Task prompt: Can you set down, exactly as they appear below, the lines from the opening of the material through the one bearing "(resp.north -| vx);", minus the pictures?

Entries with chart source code
## Begin

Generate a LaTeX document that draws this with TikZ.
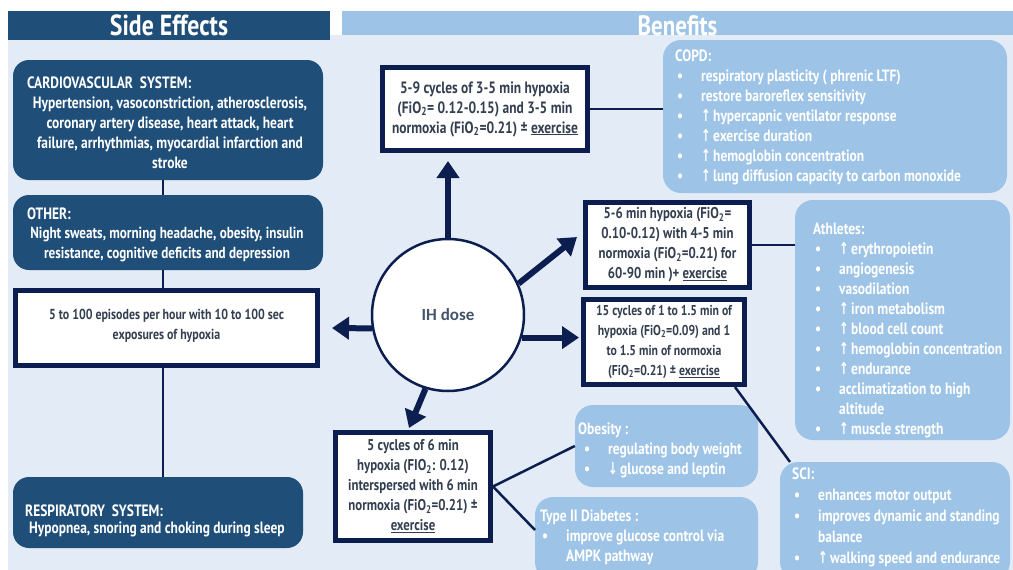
\documentclass[tikz,border=0pt]{standalone}
\usepackage{fontspec}
\setmainfont{PT Sans}[FakeStretch=0.82]
\newfontfamily\symf{DejaVu Sans}[FakeStretch=0.7]
\newfontfamily\calf{Carlito}
\usetikzlibrary{arrows.meta,fit}
\definecolor{dk}{HTML}{1F4E79}
\definecolor{navy}{HTML}{0C1E50}
\definecolor{lt}{HTML}{9DC3E6}
\definecolor{bg}{HTML}{E3EBF6}
\definecolor{txt}{HTML}{333F50}
\definecolor{ihtxt}{HTML}{44546A}
\newcommand\uarr{\makebox[12pt][l]{\symf\char"2191}}
\newcommand\darr{\makebox[12pt][l]{\symf\char"2193}}
\newcommand\bul{\makebox[26pt][l]{\hspace{2pt}•}}
\newcommand\ind{\hspace*{26pt}}
\newcommand\fs[1]{\fontsize{#1}{20}\selectfont\bfseries}
\newcommand\bx{\fs{16.4}}
\newcommand\subt{\textsubscript{2}}
\tikzset{
  darkbox/.style={fill=dk, rounded corners=16pt, inner sep=0pt},
  lightbox/.style={fill=lt, rounded corners=18pt, inner sep=0pt},
  whitebox/.style={fill=white, draw=navy, line width=5pt, inner sep=0pt},
  wtext/.style={align=center, text=txt, font=\bx, inner sep=0pt},
  ttext/.style={anchor=north west, align=left, text=white, font=\bx, inner sep=0pt},
  btext/.style={anchor=north, align=center, text=white, font=\bx, inner sep=0pt},
  bigarrow/.style={draw=navy, line width=6pt, -{Triangle[length=17pt,width=22pt]}},
  conn/.style={draw=navy, line width=2.5pt},
  head/.style={inner sep=0pt}
}
\begin{document}
\begin{tikzpicture}[x=1pt,y=-1pt]
\useasboundingbox (0,0) rectangle (1013,570);
\fill[white] (0,0) rectangle (1013,570);
\fill[bg] (8,11) rectangle (1013,570);
\fill[white] (330,11) rectangle (342,35);
% headers
\node[head, fill=dk, fit={(8,11) (330,40)}] (hse) {};
\node[text=white, font=\fontsize{29}{32}\selectfont\bfseries] at (hse) {Side Effects};
\node[head, fill=lt, fit={(342,11) (1013,35)}] (hben) {};
\node[text=white, font=\fontsize{28}{32}\selectfont\bfseries] at ([yshift=-3pt]hben) {Benefits};

% left column
\coordinate (vx) at (163,0);
\node[darkbox, fit={(13,60) (323,180)}] (cv) {};
\node[darkbox, fit={(13,195) (323,270)}] (oth) {};
\node[whitebox, fit={(15.5,290.5) (317.5,365.5)}] (ep) {};
\node[darkbox, fit={(13,477) (303,548)}] (resp) {};
\draw[conn] (cv.south -| vx) -- (oth.north -| vx);
\draw[conn] (oth.south -| vx) -- (ep.north -| vx);
\draw[conn] (ep.south -| vx) -- (resp.north -| vx);

\node[ttext] at (27,74) {\strut CARDIOVASCULAR\ \ SYSTEM:};
\node[btext] at (170,94) {\strut Hypertension, vasoconstriction, atherosclerosis,\\coronary artery disease, heart attack, heart\\failure, arrhythmias, myocardial infarction and\\stroke};
\node[ttext] at (27,205) {\strut OTHER:};
\node[btext, font=\fs{16}] at (167,224) {\strut Night sweats, morning headache, obesity, insulin\\resistance, cognitive deficits and depression};
\node[wtext, font=\fs{14.5}] at ([yshift=2pt]ep) {5 to 100 episodes per hour with 10 to 100 sec\\exposures of hypoxia};
\node[ttext] at (25,502) {\strut RESPIRATORY\ \ SYSTEM:};
\node[ttext] at (29,519) {\strut Hypopnea, snoring and choking during sleep};

% center
\node[circle, draw=navy, line width=2.5pt, fill=white, minimum size=152pt, inner sep=0pt] (ih) at (448,315) {};
\node[text=ihtxt, font=\calf\fontsize{17}{20}\selectfont\bfseries] at (ih) {IH dose};

\node[whitebox, fit={(382.5,67.5) (587.5,150.5)}] (b1) {};
\node[wtext] at (b1) {5-9 cycles of 3-5 min hypoxia\\(FiO\subt= 0.12-0.15) and 3-5 min\\normoxia (FiO\subt=0.21) ± \underline{exercise}};
\node[whitebox, fit={(585.5,202.5) (749.5,287.5)}] (b2) {};
\node[wtext, font=\fs{15.6}] at (b2) {5-6 min hypoxia (FiO\subt=\\0.10-0.12) with 4-5 min\\normoxia (FiO\subt=0.21) for\\60-90 min )+ \underline{exercise}};
\node[whitebox, fit={(583.5,299.5) (744.5,384.5)}] (b3) {};
\node[wtext, font=\fs{14.3}] at (b3) {15 cycles of 1 to 1.5 min of\\hypoxia (FiO\subt=0.09) and 1\\to 1.5 min of normoxia\\(FiO\subt=0.21) ± \underline{exercise}};
\node[whitebox, fit={(335.5,432.5) (490.5,540.5)}] (b4) {};
\node[wtext, font=\fs{15.6}] at (b4) {5 cycles of 6 min\\hypoxia (FIO\subt: 0.12)\\interspersed with 6 min\\normoxia (FiO\subt=0.21) ±\\\underline{exercise}};

% arrows
\draw[bigarrow] (ih.north) -- ([yshift=-8pt]b1.south -| ih.north);
\draw[bigarrow] (ih.24) -- (577,237);
\draw[bigarrow] (ih.-17) -- ([xshift=-2pt]ih.-17 -| b3.west);
\draw[bigarrow] (ih.190) -- (332,328);
\draw[bigarrow] (ih.-107) -- (409,428);

% benefit boxes
\node[lightbox, fit={(663,40) (1007,193)}] (copd) {};
\node[lightbox, fit={(795,200) (1010,440)}] (ath) {};
\node[lightbox, fit={(575,405) (758,487)}] (ob) {};
\node[lightbox, fit={(535,497) (758,580)}] (t2) {};
\node[lightbox, fit={(780,462) (1010,580)}] (sci) {};

\node[ttext] at (675,47) {\strut COPD:\\\bul respiratory plasticity ( phrenic LTF)\\\bul restore baroreflex sensitivity\\\bul\uarr hypercapnic ventilator response\\\bul\uarr exercise duration\\\bul\uarr hemoglobin concentration\\\bul\uarr lung diffusion capacity to carbon monoxide};
\node[ttext] at (813,220) {\strut Athletes:\\\bul\uarr erythropoietin\\\bul angiogenesis\\\bul vasodilation\\\bul\uarr iron metabolism\\\bul\uarr blood cell count\\\bul\uarr hemoglobin concentration\\\bul\uarr endurance\\\bul acclimatization to high\\\ind altitude\\\bul\uarr muscle strength};
\node[ttext] at (578,420) {\strut Obesity :\\\hspace*{4pt}\bul regulating body weight\\\hspace*{4pt}\bul\darr glucose and leptin};
\node[ttext] at (540,507) {\strut Type II Diabetes :\\\bul improve glucose control via\\\ind AMPK pathway};
\node[ttext, font=\fontsize{16.4}{21}\selectfont\bfseries] at (792,465) {\strut SCI:\\\bul enhances motor output\\\bul improves dynamic and standing\\\ind balance\\\bul\uarr walking speed and endurance};

% connectors
\draw[conn] (b1.east) -- (b1.east -| copd.west);
\draw[conn] (b2.east) -- (b2.east -| ath.west);
\coordinate (b3c) at (735,387);
\coordinate (scic) at (790,462);
\draw[conn] (b3c) -- (scic);
\draw[conn] (b4.east) -- (ob.west);
\draw[conn] (b4.east) -- (535,530);
\end{tikzpicture}
\end{document}
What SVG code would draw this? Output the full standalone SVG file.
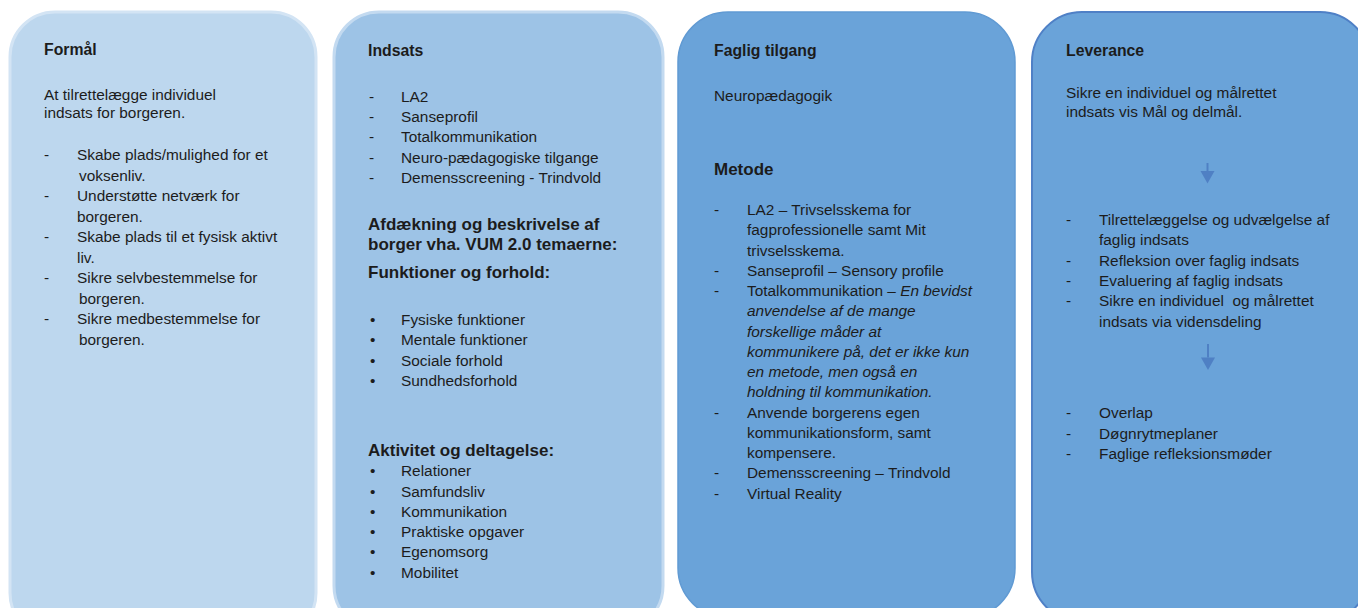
<svg xmlns="http://www.w3.org/2000/svg" width="1358" height="608" viewBox="0 0 1358 608">
<style>
text{font-family:"Liberation Sans",Arial,sans-serif;font-size:15.4px;fill:#1c1c1c}
.h{font-weight:bold;font-size:15.8px}
.H{font-weight:bold;font-size:17px}
.i{font-style:italic}
.arr{stroke:#4f80c4;stroke-width:2;fill:none}
</style>
<defs>
<marker id="ah" markerUnits="userSpaceOnUse" markerWidth="16" markerHeight="16" viewBox="0 -8 13 16" refX="0" refY="0" orient="auto">
<path d="M0,-7 L12.5,0 L0,7 Z" fill="#4f80c4"/>
</marker>
</defs>
<rect width="1358" height="608" fill="#ffffff"/>

<g id="formaal">
<rect x="10" y="12" width="306" height="626" rx="45" ry="45" fill="#bdd7ee" stroke="#d3e4f4" stroke-width="3"/>
<text class="h" x="44" y="55">Formål</text>
<text x="44" y="100">At tilrettelægge individuel</text>
<text x="44" y="118">indsats for borgeren.</text>
<text y="160"><tspan x="44">-</tspan><tspan x="77">Skabe plads/mulighed for et</tspan></text>
<text x="79" y="180.5">voksenliv.</text>
<text y="201"><tspan x="44">-</tspan><tspan x="77">Understøtte netværk for</tspan></text>
<text x="77" y="221.5">borgeren.</text>
<text y="242"><tspan x="44">-</tspan><tspan x="77">Skabe plads til et fysisk aktivt</tspan></text>
<text x="77" y="262.5">liv.</text>
<text y="283"><tspan x="44">-</tspan><tspan x="77">Sikre selvbestemmelse for</tspan></text>
<text x="79" y="303.5">borgeren.</text>
<text y="324"><tspan x="44">-</tspan><tspan x="77">Sikre medbestemmelse for</tspan></text>
<text x="79" y="344.5">borgeren.</text>
</g>

<g id="indsats">
<rect x="334" y="12" width="329" height="619" rx="45" ry="45" fill="#9dc3e6" stroke="#c3daf0" stroke-width="3"/>
<text class="h" x="368" y="56">Indsats</text>
<text y="101.5"><tspan x="369">-</tspan><tspan x="401">LA2</tspan></text>
<text y="121.5"><tspan x="369">-</tspan><tspan x="401">Sanseprofil</tspan></text>
<text y="142"><tspan x="369">-</tspan><tspan x="401">Totalkommunikation</tspan></text>
<text y="162.5"><tspan x="369">-</tspan><tspan x="401">Neuro-pædagogiske tilgange</tspan></text>
<text y="183"><tspan x="369">-</tspan><tspan x="401">Demensscreening - Trindvold</tspan></text>
<text class="H" x="368" y="229.5">Afdækning og beskrivelse af</text>
<text class="H" x="368" y="250">borger vha. VUM 2.0 temaerne:</text>
<text class="H" x="368" y="277.5">Funktioner og forhold:</text>
<text y="325"><tspan x="370">•</tspan><tspan x="401">Fysiske funktioner</tspan></text>
<text y="345"><tspan x="370">•</tspan><tspan x="401">Mentale funktioner</tspan></text>
<text y="365.5"><tspan x="370">•</tspan><tspan x="401">Sociale forhold</tspan></text>
<text y="386"><tspan x="370">•</tspan><tspan x="401">Sundhedsforhold</tspan></text>
<text class="H" x="368" y="455.5">Aktivitet og deltagelse:</text>
<text y="476"><tspan x="370">•</tspan><tspan x="401">Relationer</tspan></text>
<text y="496.5"><tspan x="370">•</tspan><tspan x="401">Samfundsliv</tspan></text>
<text y="516.5"><tspan x="370">•</tspan><tspan x="401">Kommunikation</tspan></text>
<text y="537"><tspan x="370">•</tspan><tspan x="401">Praktiske opgaver</tspan></text>
<text y="557"><tspan x="370">•</tspan><tspan x="401">Egenomsorg</tspan></text>
<text y="577.5"><tspan x="370">•</tspan><tspan x="401">Mobilitet</tspan></text>
</g>

<g id="faglig-tilgang">
<rect x="678" y="12" width="337" height="606" rx="50" ry="50" fill="#6aa3d9" stroke="#609ad3" stroke-width="1.5"/>
<text class="h" x="714" y="55.5">Faglig tilgang</text>
<text x="714" y="100.5">Neuropædagogik</text>
<text class="H" x="714" y="174.5">Metode</text>
<text y="215"><tspan x="714">-</tspan><tspan x="747">LA2 – Trivselsskema for</tspan></text>
<text x="747" y="235.25">fagprofessionelle samt Mit</text>
<text x="747" y="255.5">trivselsskema.</text>
<text y="275.75"><tspan x="714">-</tspan><tspan x="747">Sanseprofil – Sensory profile</tspan></text>
<text y="296"><tspan x="714">-</tspan><tspan x="747">Totalkommunikation – </tspan><tspan class="i">En bevidst</tspan></text>
<text class="i" x="747" y="316.25">anvendelse af de mange</text>
<text class="i" x="747" y="336.5">forskellige måder at</text>
<text class="i" x="747" y="356.75">kommunikere på, det er ikke kun</text>
<text class="i" x="747" y="377">en metode, men også en</text>
<text class="i" x="747" y="397.25">holdning til kommunikation.</text>
<text y="417.5"><tspan x="714">-</tspan><tspan x="747">Anvende borgerens egen</tspan></text>
<text x="747" y="437.75">kommunikationsform, samt</text>
<text x="747" y="458">kompensere.</text>
<text y="478.25"><tspan x="714">-</tspan><tspan x="747">Demensscreening – Trindvold</tspan></text>
<text y="498.5"><tspan x="714">-</tspan><tspan x="747">Virtual Reality</tspan></text>
</g>

<g id="leverance">
<rect x="1032" y="12" width="338" height="610" rx="50" ry="50" fill="#6aa3d9" stroke="#4f80c6" stroke-width="2"/>
<text class="h" x="1066" y="56">Leverance</text>
<text x="1066" y="97.5">Sikre en individuel og målrettet</text>
<text x="1066" y="117">indsats vis Mål og delmål.</text>
<text y="224.5"><tspan x="1066">-</tspan><tspan x="1099">Tilrettelæggelse og udvælgelse af</tspan></text>
<text x="1099" y="245">faglig indsats</text>
<text y="265.5"><tspan x="1066">-</tspan><tspan x="1099">Refleksion over faglig indsats</tspan></text>
<text y="285.5"><tspan x="1066">-</tspan><tspan x="1099">Evaluering af faglig indsats</tspan></text>
<text y="306" style="white-space:pre"><tspan x="1066">-</tspan><tspan x="1099">Sikre en individuel  og målrettet</tspan></text>
<text x="1099" y="326.5">indsats via vidensdeling</text>
<text y="418"><tspan x="1066">-</tspan><tspan x="1099">Overlap</tspan></text>
<text y="438.5"><tspan x="1066">-</tspan><tspan x="1099">Døgnrytmeplaner</tspan></text>
<text y="459"><tspan x="1066">-</tspan><tspan x="1099">Faglige refleksionsmøder</tspan></text>
</g>

<g id="connectors">
<line class="arr" x1="1207.5" y1="163" x2="1207.5" y2="171" marker-end="url(#ah)"/>
<line class="arr" x1="1208" y1="344" x2="1208" y2="357.5" marker-end="url(#ah)"/>
</g>
</svg>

## End

Result of this task:
Generate a LaTeX document that draws this with TikZ.
\documentclass[tikz,border=0pt]{standalone}
\usepackage{fontspec}
\setmainfont{PT Sans}[FakeStretch=0.82]
\newfontfamily\symf{DejaVu Sans}[FakeStretch=0.7]
\newfontfamily\calf{Carlito}
\usetikzlibrary{arrows.meta,fit}
\definecolor{dk}{HTML}{1F4E79}
\definecolor{navy}{HTML}{0C1E50}
\definecolor{lt}{HTML}{9DC3E6}
\definecolor{bg}{HTML}{E3EBF6}
\definecolor{txt}{HTML}{333F50}
\definecolor{ihtxt}{HTML}{44546A}
\newcommand\uarr{\makebox[12pt][l]{\symf\char"2191}}
\newcommand\darr{\makebox[12pt][l]{\symf\char"2193}}
\newcommand\bul{\makebox[26pt][l]{\hspace{2pt}•}}
\newcommand\ind{\hspace*{26pt}}
\newcommand\fs[1]{\fontsize{#1}{20}\selectfont\bfseries}
\newcommand\bx{\fs{16.4}}
\newcommand\subt{\textsubscript{2}}
\tikzset{
  darkbox/.style={fill=dk, rounded corners=16pt, inner sep=0pt},
  lightbox/.style={fill=lt, rounded corners=18pt, inner sep=0pt},
  whitebox/.style={fill=white, draw=navy, line width=5pt, inner sep=0pt},
  wtext/.style={align=center, text=txt, font=\bx, inner sep=0pt},
  ttext/.style={anchor=north west, align=left, text=white, font=\bx, inner sep=0pt},
  btext/.style={anchor=north, align=center, text=white, font=\bx, inner sep=0pt},
  bigarrow/.style={draw=navy, line width=6pt, -{Triangle[length=17pt,width=22pt]}},
  conn/.style={draw=navy, line width=2.5pt},
  head/.style={inner sep=0pt}
}
\begin{document}
\begin{tikzpicture}[x=1pt,y=-1pt]
\useasboundingbox (0,0) rectangle (1013,570);
\fill[white] (0,0) rectangle (1013,570);
\fill[bg] (8,11) rectangle (1013,570);
\fill[white] (330,11) rectangle (342,35);
% headers
\node[head, fill=dk, fit={(8,11) (330,40)}] (hse) {};
\node[text=white, font=\fontsize{29}{32}\selectfont\bfseries] at (hse) {Side Effects};
\node[head, fill=lt, fit={(342,11) (1013,35)}] (hben) {};
\node[text=white, font=\fontsize{28}{32}\selectfont\bfseries] at ([yshift=-3pt]hben) {Benefits};

% left column
\coordinate (vx) at (163,0);
\node[darkbox, fit={(13,60) (323,180)}] (cv) {};
\node[darkbox, fit={(13,195) (323,270)}] (oth) {};
\node[whitebox, fit={(15.5,290.5) (317.5,365.5)}] (ep) {};
\node[darkbox, fit={(13,477) (303,548)}] (resp) {};
\draw[conn] (cv.south -| vx) -- (oth.north -| vx);
\draw[conn] (oth.south -| vx) -- (ep.north -| vx);
\draw[conn] (ep.south -| vx) -- (resp.north -| vx);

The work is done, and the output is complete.